• Short task:
Work out how many lines have "this" in them. Give only that number.

BEGIN Supplied data

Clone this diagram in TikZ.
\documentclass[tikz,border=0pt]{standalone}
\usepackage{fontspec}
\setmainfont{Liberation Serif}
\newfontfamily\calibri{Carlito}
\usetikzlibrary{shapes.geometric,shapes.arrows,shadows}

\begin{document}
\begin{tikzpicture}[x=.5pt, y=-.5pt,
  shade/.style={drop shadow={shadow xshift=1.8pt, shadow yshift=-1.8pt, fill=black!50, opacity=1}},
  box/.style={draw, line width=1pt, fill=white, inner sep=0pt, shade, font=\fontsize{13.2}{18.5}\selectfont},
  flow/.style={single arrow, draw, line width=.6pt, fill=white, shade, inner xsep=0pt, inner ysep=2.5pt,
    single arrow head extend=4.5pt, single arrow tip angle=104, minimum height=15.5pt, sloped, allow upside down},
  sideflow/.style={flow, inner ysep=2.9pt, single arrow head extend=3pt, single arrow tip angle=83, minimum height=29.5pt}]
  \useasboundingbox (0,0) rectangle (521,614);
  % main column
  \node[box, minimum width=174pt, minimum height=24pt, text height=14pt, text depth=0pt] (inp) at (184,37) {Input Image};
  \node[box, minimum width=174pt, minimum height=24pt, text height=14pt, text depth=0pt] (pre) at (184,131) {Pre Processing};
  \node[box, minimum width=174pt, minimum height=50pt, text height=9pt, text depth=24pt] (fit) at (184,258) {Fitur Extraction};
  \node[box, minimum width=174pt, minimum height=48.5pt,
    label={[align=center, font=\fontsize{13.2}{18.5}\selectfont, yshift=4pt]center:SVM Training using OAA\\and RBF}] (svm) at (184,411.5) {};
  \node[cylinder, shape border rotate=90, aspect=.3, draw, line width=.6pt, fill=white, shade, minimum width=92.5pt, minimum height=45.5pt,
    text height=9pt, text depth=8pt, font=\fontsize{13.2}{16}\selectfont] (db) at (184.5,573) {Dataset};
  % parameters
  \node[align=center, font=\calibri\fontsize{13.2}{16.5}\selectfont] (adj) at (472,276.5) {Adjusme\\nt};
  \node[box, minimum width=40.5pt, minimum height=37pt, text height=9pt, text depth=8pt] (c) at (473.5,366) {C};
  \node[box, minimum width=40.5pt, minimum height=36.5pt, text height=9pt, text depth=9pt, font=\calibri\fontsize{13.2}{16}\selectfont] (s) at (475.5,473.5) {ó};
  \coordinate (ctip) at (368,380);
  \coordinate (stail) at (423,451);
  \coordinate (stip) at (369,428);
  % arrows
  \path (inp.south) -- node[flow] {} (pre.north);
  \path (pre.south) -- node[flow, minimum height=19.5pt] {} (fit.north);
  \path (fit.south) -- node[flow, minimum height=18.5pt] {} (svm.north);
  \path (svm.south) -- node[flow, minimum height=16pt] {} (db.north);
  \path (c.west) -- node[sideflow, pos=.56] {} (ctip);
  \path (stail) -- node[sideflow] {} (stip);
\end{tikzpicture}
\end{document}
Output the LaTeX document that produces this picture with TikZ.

END Supplied data

• Task output:
2